The course was very runnable, which was nice. Mostly single track but not technical so that you could blast downhills - lots of fun! The trail was canted quite a bit in places and, of course, mostly in the direction that does not agree with my minor leg length descrepencies but that ended up not being a problem. There was also a long section in that second loop that was ATV trail width with even footing and nothing too steep so that there was a lot of sustained running at a decent pace. I'm happy that it both felt good and didn't seem to make my wheels come off later.

I decided during this race some of what I already discovered at Wild Duluth last year. The reason my ultra times are so much slower then they ought to be (compared to my road times/who I keep up with on roads) is my muscles. I'm actually incredibly weak in a lot of places and I think the combination of distance and trails really brings that out. So my renewed big goal for the year is to focus on this. I have a routine that I do after every run and a longer one that I mostly do on days I don't run. I'll keep adding to these as I get stronger and as I find exercise that I like and that work. I am determined to go into September knowing that I did everything possible to have a super strong body. If you have a favorite move, feel free to share it with me be it core work, upper body, legs, whatever.

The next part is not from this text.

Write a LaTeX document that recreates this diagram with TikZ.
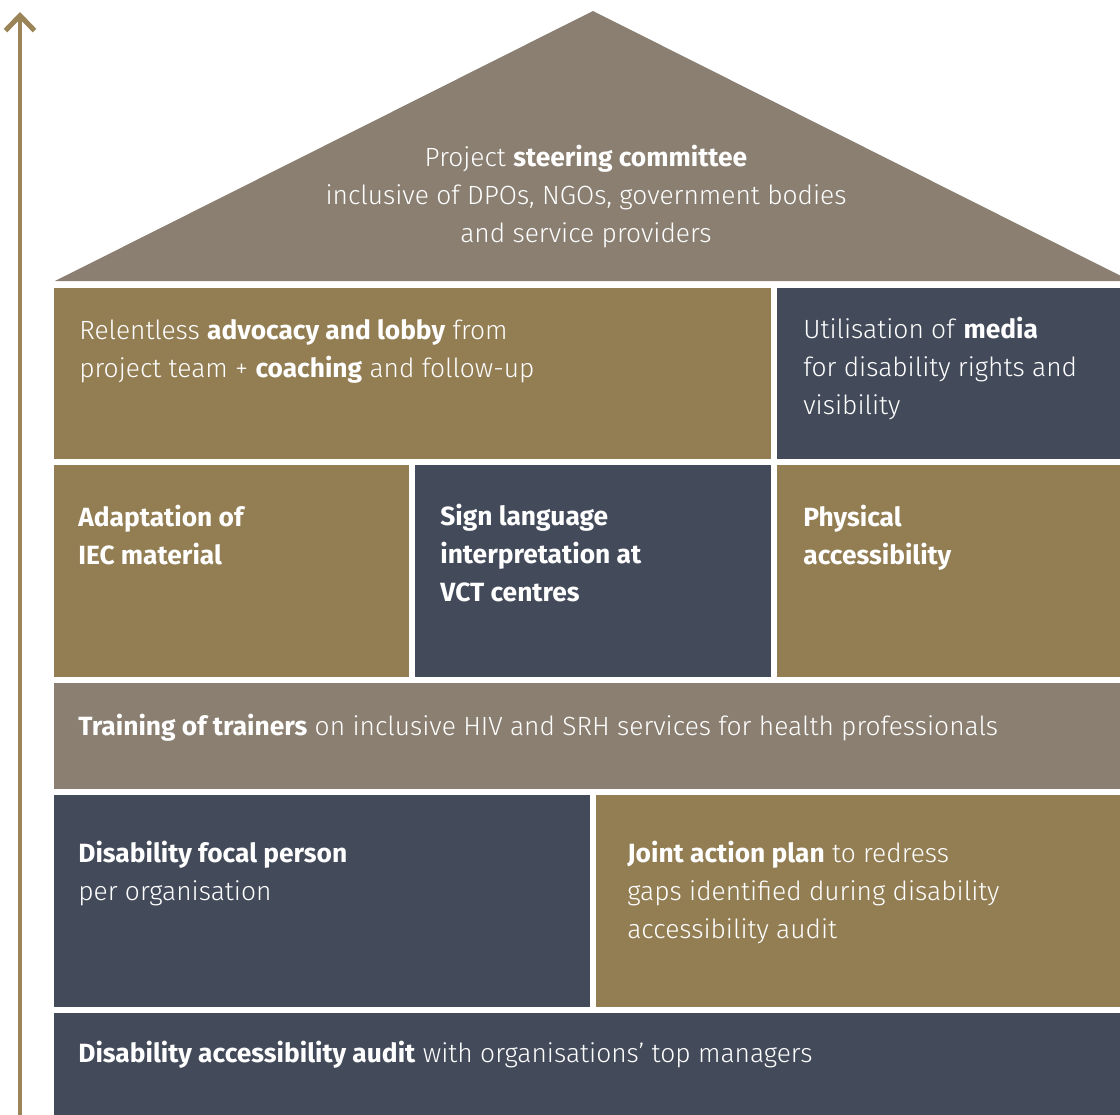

Here I am immediately post race:

I hardly even look tired. To me this indicates a couple of things. First off, I definitely could have gone harder and maybe should have but I'm okay with going conservative in Feburary. Second, I'm already getting stronger. Now, ignore the mud on the hand holding my finisher heart. I certainly did not take a nose dive less than a minute from the finish on the only stuck up tiny corner of rock to be found.

For a February race, I am pleased. I do have a lot more detail I could share about the race but it's been over a week and I refuse to let a race blog entry hold back other entries again!